Across all these spaces, the result is the same: real bonds weaken while one-sided bonds grow stronger. Families fracture, marriages strain, children withdraw, churches become spectator events, and communities lose cohesion.
Jesus’ Model of Real Relationships
Jesus showed us a different way.
- With His family: He honored His mother and cared for her even from the cross (John 19:26-27).
- With His disciples: He lived with them daily, prayed with them, corrected them, and called them friends (John 15:15). In John 17, He prayed, “I was faithful with those You gave Me,” proving His focus was real relationships, not crowds.

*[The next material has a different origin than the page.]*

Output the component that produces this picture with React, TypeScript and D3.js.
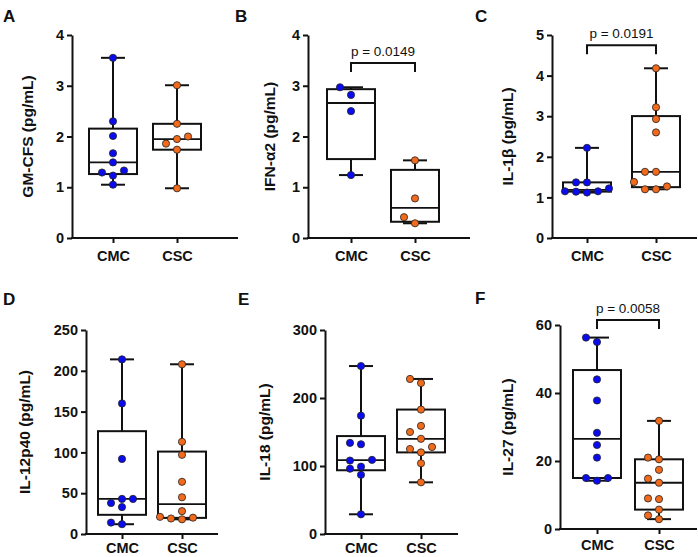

- With the masses: He ministered broadly but never exploited crowds for fame. Instead, He withdrew to pray (Luke 5:16) and always pointed people toward the Father.
Where parasocial relationships thrive on illusion, Jesus built His ministry on authentic, reciprocal connection. His call is not to be a fan but to be a disciple—a follower who knows Him and is known by Him.
Final Thoughts
Parasocial relationships are everywhere—from politics to streaming, from sports to mega-church culture. They provide the illusion of connection but leave us emptier and lonelier. They weaken families, fragment communities, and hollow out churches.
But Jesus showed another way. His life proves that real transformation flows not from fame or distance, but from authentic, accountable, loving relationships. That model—small, faithful, reciprocal—offers the cure to the loneliness epidemic and the key to rebuilding family, church, and community.